== Given exercise ==
Once the pictures are set aside, transcribe the remaining data exactly.

== Supplied data ==
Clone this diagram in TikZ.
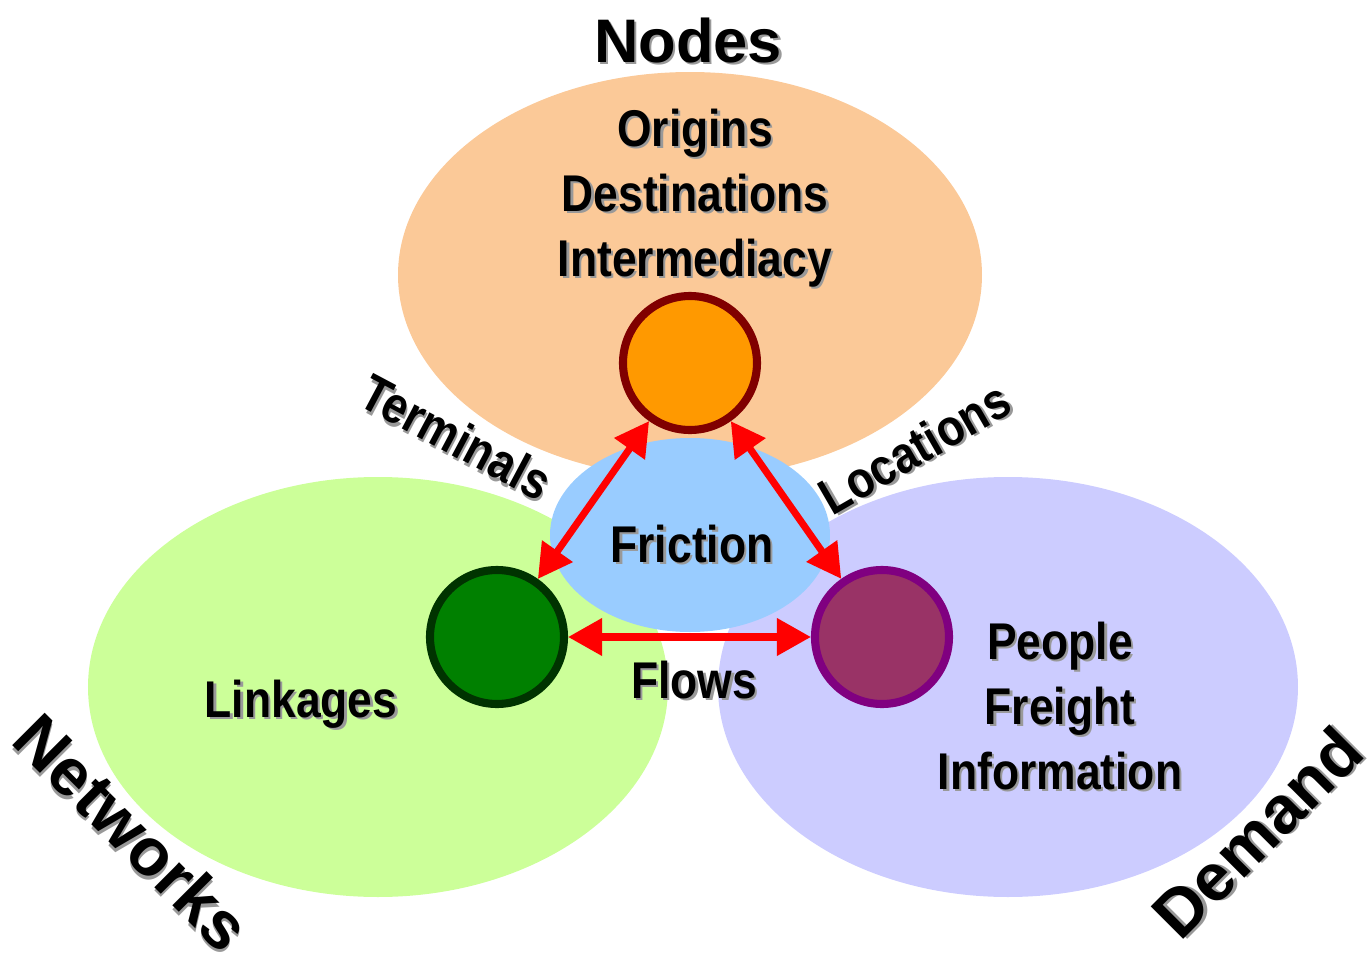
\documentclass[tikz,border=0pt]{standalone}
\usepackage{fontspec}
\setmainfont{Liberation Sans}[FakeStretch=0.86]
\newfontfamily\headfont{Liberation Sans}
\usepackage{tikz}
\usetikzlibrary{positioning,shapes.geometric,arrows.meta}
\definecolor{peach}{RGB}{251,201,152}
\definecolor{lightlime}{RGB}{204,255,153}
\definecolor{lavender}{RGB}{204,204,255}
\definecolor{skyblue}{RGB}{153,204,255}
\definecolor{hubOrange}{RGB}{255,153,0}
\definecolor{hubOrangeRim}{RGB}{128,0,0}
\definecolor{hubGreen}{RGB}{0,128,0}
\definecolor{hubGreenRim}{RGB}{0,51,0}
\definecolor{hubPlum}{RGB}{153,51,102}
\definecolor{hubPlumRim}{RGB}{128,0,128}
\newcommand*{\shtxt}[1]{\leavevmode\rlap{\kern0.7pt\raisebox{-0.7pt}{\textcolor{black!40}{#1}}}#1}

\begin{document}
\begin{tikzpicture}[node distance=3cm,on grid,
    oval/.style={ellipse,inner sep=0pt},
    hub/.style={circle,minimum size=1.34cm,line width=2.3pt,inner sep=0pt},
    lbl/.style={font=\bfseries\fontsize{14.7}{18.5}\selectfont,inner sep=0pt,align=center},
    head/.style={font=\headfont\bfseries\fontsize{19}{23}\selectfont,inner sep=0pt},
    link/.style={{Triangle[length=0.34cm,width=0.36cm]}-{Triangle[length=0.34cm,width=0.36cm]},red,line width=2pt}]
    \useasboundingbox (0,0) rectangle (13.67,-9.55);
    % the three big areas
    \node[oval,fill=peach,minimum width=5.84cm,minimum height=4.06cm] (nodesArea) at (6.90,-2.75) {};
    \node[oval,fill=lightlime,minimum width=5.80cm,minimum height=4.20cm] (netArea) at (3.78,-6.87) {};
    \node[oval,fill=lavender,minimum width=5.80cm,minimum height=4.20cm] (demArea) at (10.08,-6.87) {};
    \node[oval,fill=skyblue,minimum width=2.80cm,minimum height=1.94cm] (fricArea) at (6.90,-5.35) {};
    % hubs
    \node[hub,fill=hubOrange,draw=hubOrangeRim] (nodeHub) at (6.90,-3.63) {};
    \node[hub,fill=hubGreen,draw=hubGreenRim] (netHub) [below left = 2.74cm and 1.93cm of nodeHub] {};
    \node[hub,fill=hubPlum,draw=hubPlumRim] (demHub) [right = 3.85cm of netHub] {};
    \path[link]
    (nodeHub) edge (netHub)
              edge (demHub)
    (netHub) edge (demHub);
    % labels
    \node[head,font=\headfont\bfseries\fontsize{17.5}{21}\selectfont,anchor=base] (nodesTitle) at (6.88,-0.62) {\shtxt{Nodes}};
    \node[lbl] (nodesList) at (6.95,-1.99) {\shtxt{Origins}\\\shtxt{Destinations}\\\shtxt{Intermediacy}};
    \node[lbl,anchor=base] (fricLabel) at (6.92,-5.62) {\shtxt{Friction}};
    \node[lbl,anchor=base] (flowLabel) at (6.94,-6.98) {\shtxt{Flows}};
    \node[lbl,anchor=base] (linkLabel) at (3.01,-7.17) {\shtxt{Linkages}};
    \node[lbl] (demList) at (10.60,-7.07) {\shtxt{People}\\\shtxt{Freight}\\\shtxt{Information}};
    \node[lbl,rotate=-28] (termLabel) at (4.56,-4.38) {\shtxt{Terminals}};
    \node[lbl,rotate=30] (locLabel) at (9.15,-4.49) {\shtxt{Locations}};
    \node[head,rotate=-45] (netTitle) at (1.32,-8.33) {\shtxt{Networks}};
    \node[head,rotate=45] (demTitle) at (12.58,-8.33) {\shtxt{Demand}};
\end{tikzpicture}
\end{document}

== Task output ==
Clone this diagram in TikZ.
\documentclass[tikz,border=0pt]{standalone}
\usepackage{fontspec}
\setmainfont{Liberation Sans}[FakeStretch=0.86]
\newfontfamily\headfont{Liberation Sans}
\usepackage{tikz}
\usetikzlibrary{positioning,shapes.geometric,arrows.meta}
\definecolor{peach}{RGB}{251,201,152}
\definecolor{lightlime}{RGB}{204,255,153}
\definecolor{lavender}{RGB}{204,204,255}
\definecolor{skyblue}{RGB}{153,204,255}
\definecolor{hubOrange}{RGB}{255,153,0}
\definecolor{hubOrangeRim}{RGB}{128,0,0}
\definecolor{hubGreen}{RGB}{0,128,0}
\definecolor{hubGreenRim}{RGB}{0,51,0}
\definecolor{hubPlum}{RGB}{153,51,102}
\definecolor{hubPlumRim}{RGB}{128,0,128}
\newcommand*{\shtxt}[1]{\leavevmode\rlap{\kern0.7pt\raisebox{-0.7pt}{\textcolor{black!40}{#1}}}#1}

\begin{document}
\begin{tikzpicture}[node distance=3cm,on grid,
    oval/.style={ellipse,inner sep=0pt},
    hub/.style={circle,minimum size=1.34cm,line width=2.3pt,inner sep=0pt},
    lbl/.style={font=\bfseries\fontsize{14.7}{18.5}\selectfont,inner sep=0pt,align=center},
    head/.style={font=\headfont\bfseries\fontsize{19}{23}\selectfont,inner sep=0pt},
    link/.style={{Triangle[length=0.34cm,width=0.36cm]}-{Triangle[length=0.34cm,width=0.36cm]},red,line width=2pt}]
    \useasboundingbox (0,0) rectangle (13.67,-9.55);
    % the three big areas
    \node[oval,fill=peach,minimum width=5.84cm,minimum height=4.06cm] (nodesArea) at (6.90,-2.75) {};
    \node[oval,fill=lightlime,minimum width=5.80cm,minimum height=4.20cm] (netArea) at (3.78,-6.87) {};
    \node[oval,fill=lavender,minimum width=5.80cm,minimum height=4.20cm] (demArea) at (10.08,-6.87) {};
    \node[oval,fill=skyblue,minimum width=2.80cm,minimum height=1.94cm] (fricArea) at (6.90,-5.35) {};
    % hubs
    \node[hub,fill=hubOrange,draw=hubOrangeRim] (nodeHub) at (6.90,-3.63) {};
    \node[hub,fill=hubGreen,draw=hubGreenRim] (netHub) [below left = 2.74cm and 1.93cm of nodeHub] {};
    \node[hub,fill=hubPlum,draw=hubPlumRim] (demHub) [right = 3.85cm of netHub] {};
    \path[link]
    (nodeHub) edge (netHub)
              edge (demHub)
    (netHub) edge (demHub);
    % labels
    \node[head,font=\headfont\bfseries\fontsize{17.5}{21}\selectfont,anchor=base] (nodesTitle) at (6.88,-0.62) {\shtxt{Nodes}};
    \node[lbl] (nodesList) at (6.95,-1.99) {\shtxt{Origins}\\\shtxt{Destinations}\\\shtxt{Intermediacy}};
    \node[lbl,anchor=base] (fricLabel) at (6.92,-5.62) {\shtxt{Friction}};
    \node[lbl,anchor=base] (flowLabel) at (6.94,-6.98) {\shtxt{Flows}};
    \node[lbl,anchor=base] (linkLabel) at (3.01,-7.17) {\shtxt{Linkages}};
    \node[lbl] (demList) at (10.60,-7.07) {\shtxt{People}\\\shtxt{Freight}\\\shtxt{Information}};
    \node[lbl,rotate=-28] (termLabel) at (4.56,-4.38) {\shtxt{Terminals}};
    \node[lbl,rotate=30] (locLabel) at (9.15,-4.49) {\shtxt{Locations}};
    \node[head,rotate=-45] (netTitle) at (1.32,-8.33) {\shtxt{Networks}};
    \node[head,rotate=45] (demTitle) at (12.58,-8.33) {\shtxt{Demand}};
\end{tikzpicture}
\end{document}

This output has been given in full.